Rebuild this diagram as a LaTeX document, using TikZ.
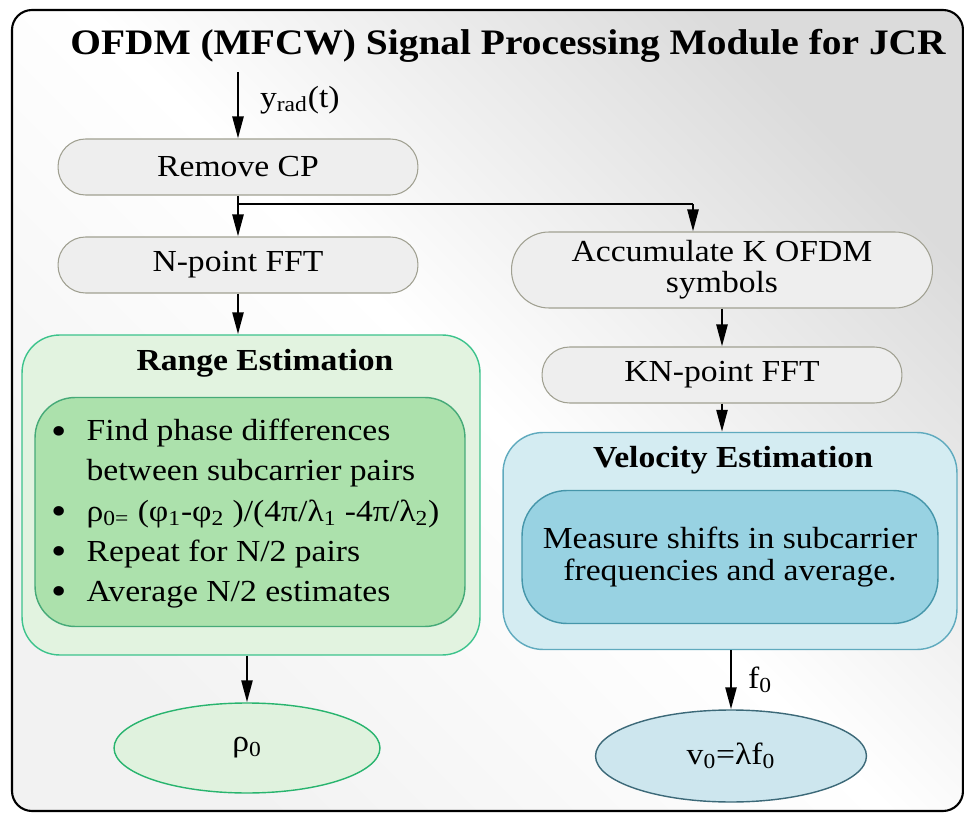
\documentclass[tikz,border=0pt]{standalone}
\usepackage{fontspec}
\setmainfont{Liberation Serif}[FakeStretch=1.1]
\usetikzlibrary{arrows.meta,shapes.geometric}

\definecolor{boxline}{RGB}{160,160,145}
\definecolor{boxfill}{RGB}{238,238,238}
\definecolor{greenline}{RGB}{60,195,140}
\definecolor{greenfill}{RGB}{226,243,224}
\definecolor{greeninline}{RGB}{70,170,120}
\definecolor{greeninfill}{RGB}{172,225,172}
\definecolor{rholine}{RGB}{40,180,110}
\definecolor{rhofill}{RGB}{224,242,222}
\definecolor{blueline}{RGB}{95,170,190}
\definecolor{bluefill}{RGB}{212,236,242}
\definecolor{blueinline}{RGB}{70,150,170}
\definecolor{blueinfill}{RGB}{152,210,226}
\definecolor{vline}{RGB}{60,105,120}
\definecolor{vfill}{RGB}{205,230,238}

\newcommand\bodysize{\fontsize{17.4}{18}\selectfont}
\newcommand\titlesize{\fontsize{20.4}{24}\selectfont}
\newcommand\bigdot{\raisebox{-0.25ex}{\scalebox{1.3}{\textbullet}}}

\begin{document}
\begin{tikzpicture}[x=0.02cm,y=-0.02cm,
    arrow/.style = {line width=1.4pt,-{Triangle[length=0.44cm,width=0.22cm]}},
    plain/.style = {line width=1.4pt},
    stepbox/.style = {draw=boxline,fill=boxfill,line width=0.6pt,rounded corners=0.55cm,
                      minimum width=7.2cm,minimum height=1.12cm,font=\bodysize},
    estbox/.style = {line width=0.8pt,rounded corners=0.75cm},
    result/.style = {ellipse,line width=0.8pt,font=\bodysize}]
    \useasboundingbox (0,0) rectangle (964,814);

    \draw[line width=1.2pt,rounded corners=0.4cm,shading=axis,top color=gray!28,
          bottom color=gray!10,middle color=white,shading angle=-45] (12,10) rectangle (963,811);

    \node[font=\titlesize\bfseries] (title) at (508,46) {OFDM (MFCW) Signal Processing Module for JCR};

    \coordinate (in) at (238,72);
    \node[stepbox] (rmcp) at (238,167) {Remove CP};
    \node[stepbox] (nfft) at (238,265) {N-point FFT};
    \node[stepbox,minimum width=8.42cm,minimum height=1.52cm,rounded corners=0.75cm,
          align=center,font=\fontsize{17.4}{17.5}\selectfont] (accum) at (722,270) {Accumulate K OFDM\\symbols};
    \node[stepbox] (kfft) at (722,375) {KN-point FFT};

    \node[estbox,draw=greenline,fill=greenfill,minimum width=9.16cm,minimum height=6.4cm] (range) at (251,495) {};
    \node[font=\bodysize\bfseries] (rangehead) at (265,363) {Range Estimation};
    \node[estbox,draw=greeninline,fill=greeninfill,rounded corners=0.8cm,
          minimum width=8.6cm,minimum height=4.58cm] (rangein) at (250,512) {};
    \node[anchor=west,inner sep=0pt,font=\fontsize{17.4}{22.8}\selectfont] (rangetext) at (51,513) {%
        \begin{tabular}{@{}c@{\hspace{0.4cm}}l@{}}
        \bigdot & Find phase differences\\
                & between subcarrier pairs\\
        \bigdot & ρ\textsubscript{0=} (φ\textsubscript{1}-φ\textsubscript{2} )/(4π/λ\textsubscript{1} -4π/λ\textsubscript{2})\\
        \bigdot & Repeat for N/2 pairs\\
        \bigdot & Average N/2 estimates
        \end{tabular}};

    \node[estbox,draw=blueline,fill=bluefill,rounded corners=0.8cm,
          minimum width=9.08cm,minimum height=4.34cm] (vel) at (730,541) {};
    \node[font=\bodysize\bfseries] (velhead) at (733,460) {Velocity Estimation};
    \node[estbox,draw=blueinline,fill=blueinfill,rounded corners=0.9cm,minimum width=8.32cm,
          minimum height=2.66cm,align=center,font=\fontsize{17.4}{18.2}\selectfont] (velin) at (730,557)
          {Measure shifts in subcarrier\\frequencies and average.};

    \node[result,draw=rholine,fill=rhofill,minimum width=5.32cm,minimum height=1.8cm] (rho) at (247,748) {ρ\textsubscript{0}};
    \node[result,draw=vline,fill=vfill,minimum width=5.42cm,minimum height=1.84cm] (vnode) at (731,756) {v\textsubscript{0}=λf\textsubscript{0}};

    \coordinate (junc) at (238,204);
    \coordinate (split) at (693,204);

    \draw[arrow] (in) -- node[right=0.3cm,pos=0.42,font=\bodysize] {y\textsubscript{rad}(t)} (rmcp);
    \draw[arrow] (rmcp) -- (nfft);
    \draw[plain] (junc) -- (split);
    \draw[arrow] (split) -- (split |- accum.north);
    \draw[arrow] (nfft) -- (nfft.south |- range.north);
    \draw[arrow] (accum) -- (kfft);
    \draw[arrow] (kfft) -- (kfft.south |- vel.north);
    \draw[arrow] (rho.north |- range.south) -- (rho);
    \draw[arrow] (vnode.north |- vel.south) -- node[right=0.2cm,font=\bodysize] {f\textsubscript{0}} (vnode);
\end{tikzpicture}
\end{document}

▬▬▬▬▬▬

TASK PROMPT: Set down again, exactly, the lines of the material above from its first line to the one with "bottom color=gray!10,middle color=white,shading", inclusive. Leave the pictures out.

RESPONSE:
Rebuild this diagram as a LaTeX document, using TikZ.
\documentclass[tikz,border=0pt]{standalone}
\usepackage{fontspec}
\setmainfont{Liberation Serif}[FakeStretch=1.1]
\usetikzlibrary{arrows.meta,shapes.geometric}

\definecolor{boxline}{RGB}{160,160,145}
\definecolor{boxfill}{RGB}{238,238,238}
\definecolor{greenline}{RGB}{60,195,140}
\definecolor{greenfill}{RGB}{226,243,224}
\definecolor{greeninline}{RGB}{70,170,120}
\definecolor{greeninfill}{RGB}{172,225,172}
\definecolor{rholine}{RGB}{40,180,110}
\definecolor{rhofill}{RGB}{224,242,222}
\definecolor{blueline}{RGB}{95,170,190}
\definecolor{bluefill}{RGB}{212,236,242}
\definecolor{blueinline}{RGB}{70,150,170}
\definecolor{blueinfill}{RGB}{152,210,226}
\definecolor{vline}{RGB}{60,105,120}
\definecolor{vfill}{RGB}{205,230,238}

\newcommand\bodysize{\fontsize{17.4}{18}\selectfont}
\newcommand\titlesize{\fontsize{20.4}{24}\selectfont}
\newcommand\bigdot{\raisebox{-0.25ex}{\scalebox{1.3}{\textbullet}}}

\begin{document}
\begin{tikzpicture}[x=0.02cm,y=-0.02cm,
    arrow/.style = {line width=1.4pt,-{Triangle[length=0.44cm,width=0.22cm]}},
    plain/.style = {line width=1.4pt},
    stepbox/.style = {draw=boxline,fill=boxfill,line width=0.6pt,rounded corners=0.55cm,
                      minimum width=7.2cm,minimum height=1.12cm,font=\bodysize},
    estbox/.style = {line width=0.8pt,rounded corners=0.75cm},
    result/.style = {ellipse,line width=0.8pt,font=\bodysize}]
    \useasboundingbox (0,0) rectangle (964,814);

    \draw[line width=1.2pt,rounded corners=0.4cm,shading=axis,top color=gray!28,
          bottom color=gray!10,middle color=white,shading angle=-45] (12,10) rectangle (963,811);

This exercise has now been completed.